God cares very much about wholeness and purity—in both the sacrifices made, and in the priests who make them. This makes even more sense when we consider historical and cultural obsessions with birthmarks. If a birthmark is defined as an unusual mark or blemish on a person’s skin, then we see God in this passage holding up a mirror to our human condition. And because of it, an offering needed to be made – often during the ninth hour.

We long for wholeness and purity, but we feel shame and guilt. 

Our souls are blemished.

We are broken, and deep down, we know it, and we don’t know what to do about it.

We feel helpless and out-of-control, so we turn to what we always turn to when we feel out-of-control: simple surface explanations. “My son turned out badly because of his birthmark” someone might have said hundreds of years ago. “I think my birthmark will bring me luck” someone in the West might say today.

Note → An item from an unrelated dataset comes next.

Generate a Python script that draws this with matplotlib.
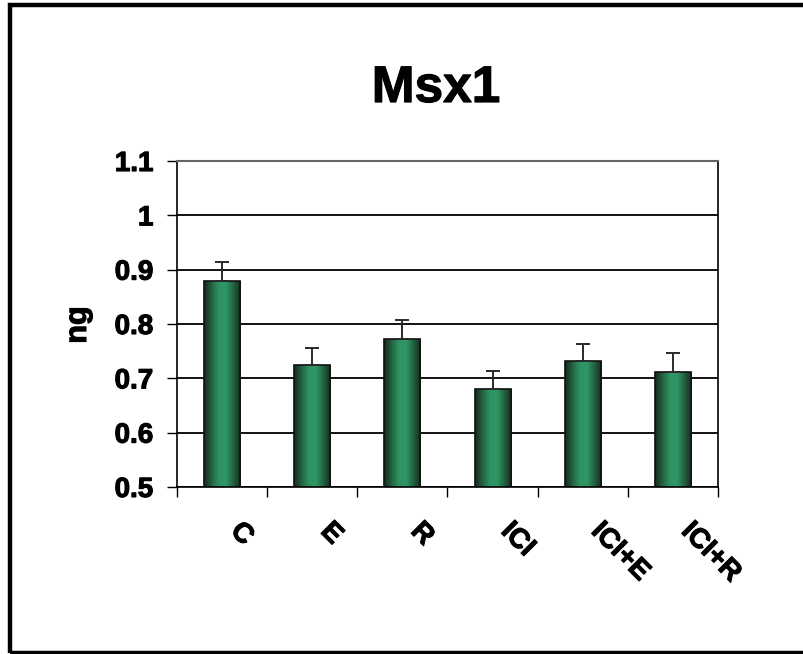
import matplotlib
matplotlib.use("Agg")
import matplotlib.pyplot as plt
import matplotlib.transforms as mtransforms
import matplotlib.patheffects as pe
from matplotlib.colors import LinearSegmentedColormap
from matplotlib.patches import Rectangle
import numpy as np

# Data
groups = ["C", "E", "R", "ICI", "ICI+E", "ICI+R"]
means = [0.880, 0.724, 0.773, 0.680, 0.732, 0.712]
errors = [0.035, 0.032, 0.034, 0.034, 0.032, 0.034]
y_ticks = [0.5, 0.6, 0.7, 0.8, 0.9, 1.0, 1.1]
y_tick_labels = ["0.5", "0.6", "0.7", "0.8", "0.9", "1", "1.1"]

plt.rcParams['font.family'] = ['Liberation Sans', 'DejaVu Sans']
plt.rcParams['font.weight'] = 'bold'

heavy = [pe.withStroke(linewidth=0.8, foreground='black')]

fig = plt.figure(figsize=(8.04, 6.54), dpi=100)
ax = fig.add_axes([0.2201, 0.2554, 0.6729, 0.4984])

x = np.arange(len(groups))
y_min, y_max = y_ticks[0], y_ticks[-1]

# bars with a cylinder-like shading
bars = ax.bar(x, means, width=0.4, facecolor='none', edgecolor='#111111',
              linewidth=1.2, zorder=3)
shade = LinearSegmentedColormap.from_list(
    "shade", ["#16291d", "#23623f", "#2e9262", "#2f9665", "#23623f", "#16291d"])
grad = np.linspace(0, 1, 200).reshape(1, -1)
for bar in bars:
    img = ax.imshow(grad, cmap=shade, aspect='auto', interpolation='bicubic',
                    extent=(bar.get_x(), bar.get_x() + bar.get_width(),
                            y_min, bar.get_height()), zorder=2)
    img.set_clip_path(bar)

# plus-only error bars
ax.errorbar(x, means, yerr=[np.zeros(len(errors)), errors], fmt='none',
            ecolor='#2a2a2a', elinewidth=1.4, capsize=5, capthick=1.4, zorder=4)

ax.set_xlim(-0.5, len(groups) - 0.5)
ax.set_ylim(y_min, y_max)

# gridlines
ax.set_yticks(y_ticks)
ax.set_yticklabels(y_tick_labels, fontsize=20, fontweight='bold')
for lbl in ax.get_yticklabels():
    lbl.set_path_effects(heavy)
ax.yaxis.grid(True, color='black', linewidth=1.3, zorder=0)
ax.set_axisbelow(True)
ax.tick_params(axis='y', length=7, width=1, pad=10, colors='black')

# x ticks at category boundaries, labels rotated
ax.set_xticks(x)
ax.set_xticklabels([])
ax.tick_params(axis='x', which='major', length=0)
ax.set_xticks(np.arange(-0.5, len(groups), 1), minor=True)
ax.tick_params(axis='x', which='minor', length=7, width=1, direction='out')

trans = mtransforms.blended_transform_factory(ax.transData, ax.transAxes)
for xi, name in zip(x, groups):
    ax.text(xi + 0.24, -0.095, name, transform=trans, rotation=-45,
            rotation_mode='anchor', ha='left', va='top', fontsize=20,
            fontweight='bold', path_effects=heavy)

for side in ['left', 'bottom', 'right']:
    ax.spines[side].set_color('black')
    ax.spines[side].set_linewidth(1.2)
ax.spines['top'].set_color('#666666')
ax.spines['top'].set_linewidth(1.5)

# Title and y label
fig.text(436 / 804, 0.844, "Msx1", ha='center', va='baseline',
         fontsize=37, fontweight='bold', path_effects=heavy)
fig.text(78 / 804, 0.503, "ng", rotation=90, ha='center', va='center',
         fontsize=22, fontweight='bold', path_effects=heavy)

# outer frame (no right edge visible)
fig.patches.append(Rectangle((10.5 / 804, 1.5 / 654), 1.1, 647.5 / 654,
                             transform=fig.transFigure, fill=False,
                             edgecolor='black', linewidth=3.2))

fig.savefig("out.png", dpi=100)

Either way, we are guessing at our fate, but we are helpless to control it. We are revealed to be a people filled with shame, but we are helpless to cover it.

The things we know we ought to do, we often don’t; the things we know we shouldn’t do, we often do. We believe in the high ideal of love, but we are sometimes selfish and cruel towards those closest to us. We are like bombed-out cathedrals—both filled with grandeur and laying in ruins.

Why are we, as humans, obsessed with what birthmarks might mean or not mean? Because we, as humans, are obsessed with wholeness and brokenness, with guilt and shame, with how we have come undone, and how we might be put back together.

By demanding his people bring a sacrifice without blemishes, God is telling his people they are separated from him, and unable to draw near.

It all started when our first parents refused to trust God, and opened the door for moral decay and death to enter the world. What the Bible calls the “Fall” was a blemish, or birthmark, given to everyone ever born into a world marked by the inevitability of death and decay.

Only a sacrifice without spot or blemish can stand in the presence of pure goodness.

What Does the New Testament Say About Birthmarks?

The New Testament only talks about anything resembling birthmarks to pick up that same thread: Only a sacrifice without spot or blemish can stand in the presence of pure goodness. 

Our sobering need for spotlessness—that God drove home time and again to his people in the Old Testament—makes these words in the New Testament all the more stunning:

  • But now he has reconciled you by Christ’s physical body through death to present you holy in his sight, without blemish and free from accusation. (Col 1:22)
  • So that he might present the church to himself in splendor, without spot or wrinkle or any such thing, that she might be holy and without blemish. (Eph 5:27)
  • …knowing that you were ransomed from the futile ways inherited from your forefathers… with the precious blood of Christ, like that of a lamb without blemish or spot. (1 Pet 1:18–19)

In the Old Testament, God demanded an offering without spot or blemish to cover his people’s moral guilt. In the New Testament, we learn that God himself supplied what he demanded. God became a man and presented himself as the final, spotless sacrificial lamb to end all sacrificial lambs. Jesus lived the life we all failed to live, and he died the death we all deserved to die, so that we could draw near to God, “without blemish and free from accusation” (Col 1:22). If we trust in Jesus’ death in our place, we can be cleansed, forgiven, and brought near to God. We bear the mark of the Trinity.

Birthmarks Are Only Skin Deep

Some of us were born tall, others short. Some of us were born with a birthmark, others without. A birthmark is the kind of visible difference that can draw our attention and encourage speculation.

But, according to the Bible, the only marks that matter are the ones we carry on our souls—the blemishes that separate us from God. That is why Jesus came as a spotless sacrifice. He suffered in our place, so that we might be cleansed and draw near to God, “without blemish and free from accusation.”